══ Records shown ══
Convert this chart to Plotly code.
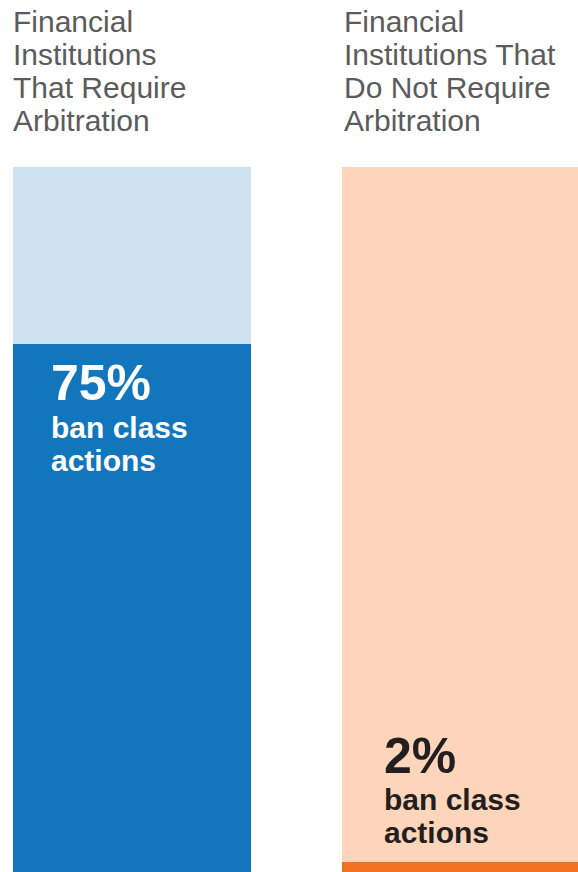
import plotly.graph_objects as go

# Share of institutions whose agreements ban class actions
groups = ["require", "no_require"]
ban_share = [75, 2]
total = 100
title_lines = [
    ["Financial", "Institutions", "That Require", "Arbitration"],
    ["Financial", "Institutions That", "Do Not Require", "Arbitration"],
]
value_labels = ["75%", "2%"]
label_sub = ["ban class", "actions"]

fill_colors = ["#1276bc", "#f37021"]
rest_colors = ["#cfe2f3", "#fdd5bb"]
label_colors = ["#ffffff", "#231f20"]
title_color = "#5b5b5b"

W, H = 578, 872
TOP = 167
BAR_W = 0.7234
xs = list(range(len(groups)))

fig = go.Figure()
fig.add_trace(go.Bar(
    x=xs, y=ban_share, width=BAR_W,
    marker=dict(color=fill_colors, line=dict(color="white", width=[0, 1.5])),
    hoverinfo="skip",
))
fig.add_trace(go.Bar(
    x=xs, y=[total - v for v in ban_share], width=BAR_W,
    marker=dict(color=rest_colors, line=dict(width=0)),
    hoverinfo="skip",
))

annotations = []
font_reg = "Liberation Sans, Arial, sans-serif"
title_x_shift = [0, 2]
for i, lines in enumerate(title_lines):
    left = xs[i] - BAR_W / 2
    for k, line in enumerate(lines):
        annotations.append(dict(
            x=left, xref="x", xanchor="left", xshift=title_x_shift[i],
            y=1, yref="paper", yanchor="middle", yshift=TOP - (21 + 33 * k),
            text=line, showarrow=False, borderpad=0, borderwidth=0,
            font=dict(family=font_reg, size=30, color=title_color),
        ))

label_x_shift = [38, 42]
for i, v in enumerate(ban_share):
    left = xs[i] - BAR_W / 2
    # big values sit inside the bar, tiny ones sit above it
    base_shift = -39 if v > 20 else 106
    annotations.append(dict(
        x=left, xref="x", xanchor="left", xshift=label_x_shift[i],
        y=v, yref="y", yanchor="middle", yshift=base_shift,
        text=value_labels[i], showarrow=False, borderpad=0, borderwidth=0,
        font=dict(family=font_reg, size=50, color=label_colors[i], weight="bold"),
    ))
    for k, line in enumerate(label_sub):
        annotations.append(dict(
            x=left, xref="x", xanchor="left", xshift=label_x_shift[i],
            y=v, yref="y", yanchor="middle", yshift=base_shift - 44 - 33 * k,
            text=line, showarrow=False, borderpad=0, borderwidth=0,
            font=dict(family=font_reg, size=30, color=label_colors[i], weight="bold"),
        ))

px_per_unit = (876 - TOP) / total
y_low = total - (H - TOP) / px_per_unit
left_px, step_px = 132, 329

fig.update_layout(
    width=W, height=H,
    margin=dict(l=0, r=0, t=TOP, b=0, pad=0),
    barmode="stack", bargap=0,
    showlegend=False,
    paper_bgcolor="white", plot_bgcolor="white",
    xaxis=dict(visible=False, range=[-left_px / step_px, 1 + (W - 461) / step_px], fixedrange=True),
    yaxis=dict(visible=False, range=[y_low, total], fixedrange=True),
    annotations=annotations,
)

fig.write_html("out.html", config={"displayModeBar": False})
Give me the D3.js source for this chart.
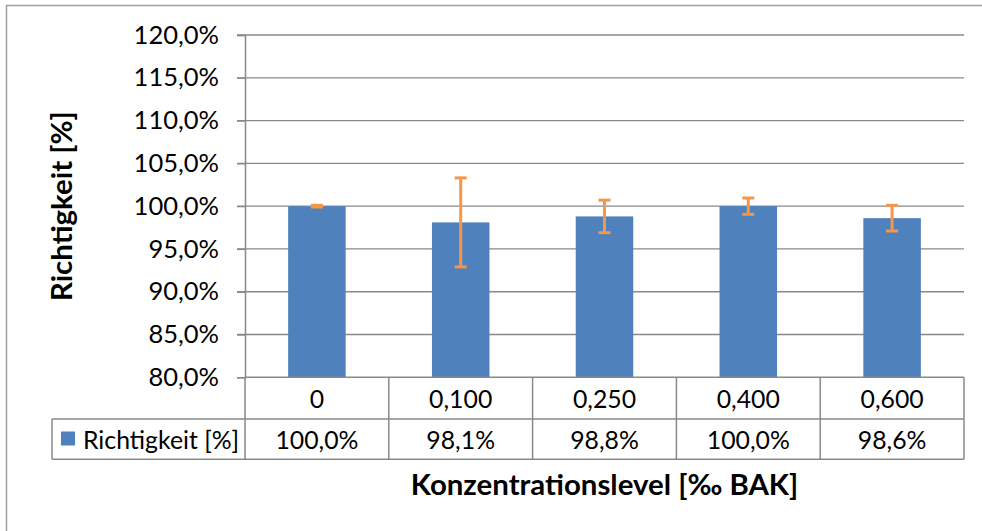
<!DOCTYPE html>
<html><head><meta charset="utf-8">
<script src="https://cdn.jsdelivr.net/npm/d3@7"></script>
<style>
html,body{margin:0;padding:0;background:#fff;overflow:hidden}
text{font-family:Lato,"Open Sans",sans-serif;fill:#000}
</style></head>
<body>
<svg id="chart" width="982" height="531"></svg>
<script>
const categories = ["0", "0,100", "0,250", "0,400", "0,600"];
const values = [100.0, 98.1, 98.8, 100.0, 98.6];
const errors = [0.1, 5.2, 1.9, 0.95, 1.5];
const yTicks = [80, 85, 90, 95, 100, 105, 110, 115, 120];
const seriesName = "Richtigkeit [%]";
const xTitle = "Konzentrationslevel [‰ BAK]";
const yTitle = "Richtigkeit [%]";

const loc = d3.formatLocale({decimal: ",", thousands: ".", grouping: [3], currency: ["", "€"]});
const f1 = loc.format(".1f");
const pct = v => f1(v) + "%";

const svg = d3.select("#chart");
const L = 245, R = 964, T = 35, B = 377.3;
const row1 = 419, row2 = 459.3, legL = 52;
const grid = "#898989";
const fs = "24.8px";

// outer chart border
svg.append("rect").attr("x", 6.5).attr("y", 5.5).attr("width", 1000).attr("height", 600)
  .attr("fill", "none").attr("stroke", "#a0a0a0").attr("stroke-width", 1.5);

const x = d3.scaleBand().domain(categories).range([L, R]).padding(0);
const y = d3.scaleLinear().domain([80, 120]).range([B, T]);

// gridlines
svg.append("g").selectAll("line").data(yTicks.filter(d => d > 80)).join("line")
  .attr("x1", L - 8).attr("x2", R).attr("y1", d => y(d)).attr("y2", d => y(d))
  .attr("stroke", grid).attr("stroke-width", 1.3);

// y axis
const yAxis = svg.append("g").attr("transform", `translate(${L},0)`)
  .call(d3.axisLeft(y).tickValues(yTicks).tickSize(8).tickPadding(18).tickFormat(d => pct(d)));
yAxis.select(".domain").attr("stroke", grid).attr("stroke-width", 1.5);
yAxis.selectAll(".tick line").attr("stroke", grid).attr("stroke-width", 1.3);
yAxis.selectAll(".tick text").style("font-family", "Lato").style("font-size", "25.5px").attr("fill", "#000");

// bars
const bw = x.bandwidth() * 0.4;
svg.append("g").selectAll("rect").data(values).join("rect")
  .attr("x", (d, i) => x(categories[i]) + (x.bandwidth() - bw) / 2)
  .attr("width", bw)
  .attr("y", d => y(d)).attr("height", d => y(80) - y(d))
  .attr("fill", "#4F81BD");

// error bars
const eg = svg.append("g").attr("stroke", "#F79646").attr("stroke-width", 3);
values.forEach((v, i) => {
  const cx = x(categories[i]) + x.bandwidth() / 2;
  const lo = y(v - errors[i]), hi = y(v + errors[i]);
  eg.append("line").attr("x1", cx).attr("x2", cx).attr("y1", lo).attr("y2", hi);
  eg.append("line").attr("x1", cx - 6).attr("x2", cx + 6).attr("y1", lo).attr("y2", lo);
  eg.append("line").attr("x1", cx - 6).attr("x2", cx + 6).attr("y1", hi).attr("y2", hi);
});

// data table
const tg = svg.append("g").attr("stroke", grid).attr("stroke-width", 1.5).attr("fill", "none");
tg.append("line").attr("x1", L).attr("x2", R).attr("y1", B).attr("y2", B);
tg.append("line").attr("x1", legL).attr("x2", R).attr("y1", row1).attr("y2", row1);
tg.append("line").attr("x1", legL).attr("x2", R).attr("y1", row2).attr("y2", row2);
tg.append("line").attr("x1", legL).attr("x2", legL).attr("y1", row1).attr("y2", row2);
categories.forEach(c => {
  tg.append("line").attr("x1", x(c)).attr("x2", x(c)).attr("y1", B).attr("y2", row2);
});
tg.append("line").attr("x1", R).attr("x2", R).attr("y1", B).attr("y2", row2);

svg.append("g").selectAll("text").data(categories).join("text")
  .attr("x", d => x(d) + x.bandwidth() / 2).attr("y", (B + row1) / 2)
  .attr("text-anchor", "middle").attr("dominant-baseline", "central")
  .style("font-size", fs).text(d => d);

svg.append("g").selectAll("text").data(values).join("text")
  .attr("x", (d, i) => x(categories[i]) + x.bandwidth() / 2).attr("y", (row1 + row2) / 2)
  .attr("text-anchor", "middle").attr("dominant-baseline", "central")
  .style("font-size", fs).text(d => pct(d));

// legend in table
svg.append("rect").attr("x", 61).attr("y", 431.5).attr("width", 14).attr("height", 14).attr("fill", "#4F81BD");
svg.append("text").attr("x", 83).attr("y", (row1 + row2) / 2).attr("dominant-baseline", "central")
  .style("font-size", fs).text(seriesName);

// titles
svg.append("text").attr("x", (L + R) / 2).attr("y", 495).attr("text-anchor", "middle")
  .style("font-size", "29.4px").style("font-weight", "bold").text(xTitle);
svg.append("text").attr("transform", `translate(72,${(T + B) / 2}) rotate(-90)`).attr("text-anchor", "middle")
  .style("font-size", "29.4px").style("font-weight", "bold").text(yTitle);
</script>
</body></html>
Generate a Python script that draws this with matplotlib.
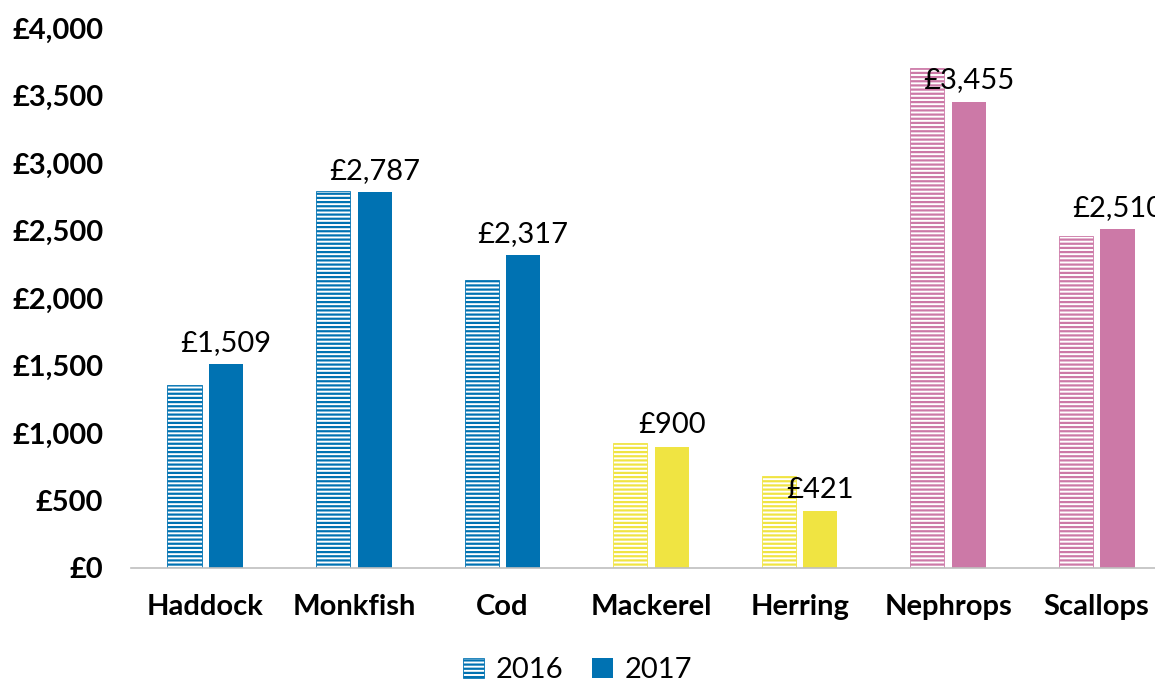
═══
Task directions -
In the listing above, find the lines holding the word "chart" and copy them.

Answer to the exercise -
Convert this chart to Plotly code.
Give me the D3.js source for this chart.
<svg id="chart" width="982" height="531"></svg>
const svg = d3.select("#chart");
// outer chart border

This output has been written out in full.